Nel nuovo filone d’indagine sul delitto di Garlasco, il dna ritrovato sulla cannuccia di un brick del tè ha riaperto una questione mai chiusa del tutto. Il reperto era stato inserito tra i rifiuti della casa di Chiara Poggi. Il profilo genetico è di Chiara e del fidanzato Alberto Stasi, condannato nel 2015 a sedici anni di reclusione. A confermarlo la criminologa Anna Vagli, che a noi di MOW ha commentato gli esiti dell’incidente probatorio: “Il dna trovato sulla spazzatura, venduto come quello dell’assassino che avrebbe fatto colazione con Chiara, è risultato, in sede di incidente probatorio, invece appartenente a Chiara e Stasi. E l’analisi della spazzatura era stata richiesta proprio dai legali del condannato”. Il reperto in questione, la cannuccia del brick, è stato riesaminato di recente. Per la procura avrebbe potuto contenere tracce dell’assassino, ma i test hanno restituito un risultato diverso: nessun terzo profilo, nessuna novità. Solo i due protagonisti di una vicenda che, a distanza di anni, resta un enigma giudiziario. Secondo la Vagli, il dato va inserito in un contesto più ampio: “Locard non sbaglia: chi uccide lascia qualcosa sulla scena del crimine e porta via qualcosa da quella scena. E qui, ad oggi, l’unico dato scientifico è questo”.

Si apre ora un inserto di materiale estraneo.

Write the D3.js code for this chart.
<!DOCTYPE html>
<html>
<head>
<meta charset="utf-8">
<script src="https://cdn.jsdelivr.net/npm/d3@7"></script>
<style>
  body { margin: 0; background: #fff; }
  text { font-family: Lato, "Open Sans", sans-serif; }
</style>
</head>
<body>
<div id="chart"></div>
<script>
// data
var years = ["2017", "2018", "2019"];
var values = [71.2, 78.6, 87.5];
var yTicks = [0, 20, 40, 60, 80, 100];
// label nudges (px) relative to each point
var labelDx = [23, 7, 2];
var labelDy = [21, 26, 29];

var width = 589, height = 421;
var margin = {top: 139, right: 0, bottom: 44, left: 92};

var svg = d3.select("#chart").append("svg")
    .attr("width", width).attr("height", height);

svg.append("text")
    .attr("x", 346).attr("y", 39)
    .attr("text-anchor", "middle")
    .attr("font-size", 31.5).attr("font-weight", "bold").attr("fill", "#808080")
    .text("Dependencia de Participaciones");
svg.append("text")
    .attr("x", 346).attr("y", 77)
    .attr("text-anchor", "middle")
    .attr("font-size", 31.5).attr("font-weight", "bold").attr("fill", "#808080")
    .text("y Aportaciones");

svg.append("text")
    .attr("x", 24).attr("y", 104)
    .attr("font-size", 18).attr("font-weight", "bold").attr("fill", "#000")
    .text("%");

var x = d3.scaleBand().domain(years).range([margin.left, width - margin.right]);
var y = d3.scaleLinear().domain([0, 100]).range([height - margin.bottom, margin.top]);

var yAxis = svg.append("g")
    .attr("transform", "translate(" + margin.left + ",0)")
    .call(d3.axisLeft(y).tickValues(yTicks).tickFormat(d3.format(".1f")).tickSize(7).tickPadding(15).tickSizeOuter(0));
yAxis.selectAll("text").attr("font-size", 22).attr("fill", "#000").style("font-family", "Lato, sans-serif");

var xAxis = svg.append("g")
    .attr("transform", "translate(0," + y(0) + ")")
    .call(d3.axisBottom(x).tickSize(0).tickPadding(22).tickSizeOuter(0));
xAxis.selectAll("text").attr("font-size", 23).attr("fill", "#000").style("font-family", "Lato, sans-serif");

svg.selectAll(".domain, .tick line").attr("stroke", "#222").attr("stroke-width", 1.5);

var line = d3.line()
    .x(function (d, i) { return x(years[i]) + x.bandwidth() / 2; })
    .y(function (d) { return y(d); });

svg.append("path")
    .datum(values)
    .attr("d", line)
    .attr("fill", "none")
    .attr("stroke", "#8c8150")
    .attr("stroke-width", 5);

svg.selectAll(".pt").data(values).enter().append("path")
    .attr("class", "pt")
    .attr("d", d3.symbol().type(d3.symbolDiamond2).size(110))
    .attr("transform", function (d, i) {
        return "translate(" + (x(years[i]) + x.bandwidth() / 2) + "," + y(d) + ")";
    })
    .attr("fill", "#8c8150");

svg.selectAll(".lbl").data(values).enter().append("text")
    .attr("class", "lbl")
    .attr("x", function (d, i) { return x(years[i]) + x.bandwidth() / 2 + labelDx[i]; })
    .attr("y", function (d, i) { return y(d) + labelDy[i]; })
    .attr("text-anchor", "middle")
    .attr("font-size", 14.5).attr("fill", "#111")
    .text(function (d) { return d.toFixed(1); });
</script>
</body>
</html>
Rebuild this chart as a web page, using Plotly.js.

La nuova fase dell’inchiesta, però, non si ferma al dna. Il prossimo passo sarà cercare impronte papillari latenti sulla stessa spazzatura: digitali, palmari o plantari. In teoria, solo le digitali possono essere compatibili con il tipo di superficie. “Le impronte digitali sono materiale biologico, ma il disegno lasciato dai polpastrelli in certi contesti resiste di più rispetto al dna, soprattutto su superfici lisce e se non vengono sfregate o lavate. Possono restare leggibili anche dopo mesi o anni, a seconda del supporto e delle condizioni ambientali”, ci ha spiegato la criminologa. L’ipotesi è che anche le impronte digitali confermeranno quanto già emerso con il dna. “Se già è stato trovato dna di Chiara e Stasi, ipotizzo che l’esito potrà essere lo stesso anche per le impronte digitali”. Niente colpi di scena, per ora. Solo un dato tecnico: sulla cannuccia c’è il dna di Chiara e di Alberto. Ed è stato proprio il suo collegio difensivo a volerlo cercare.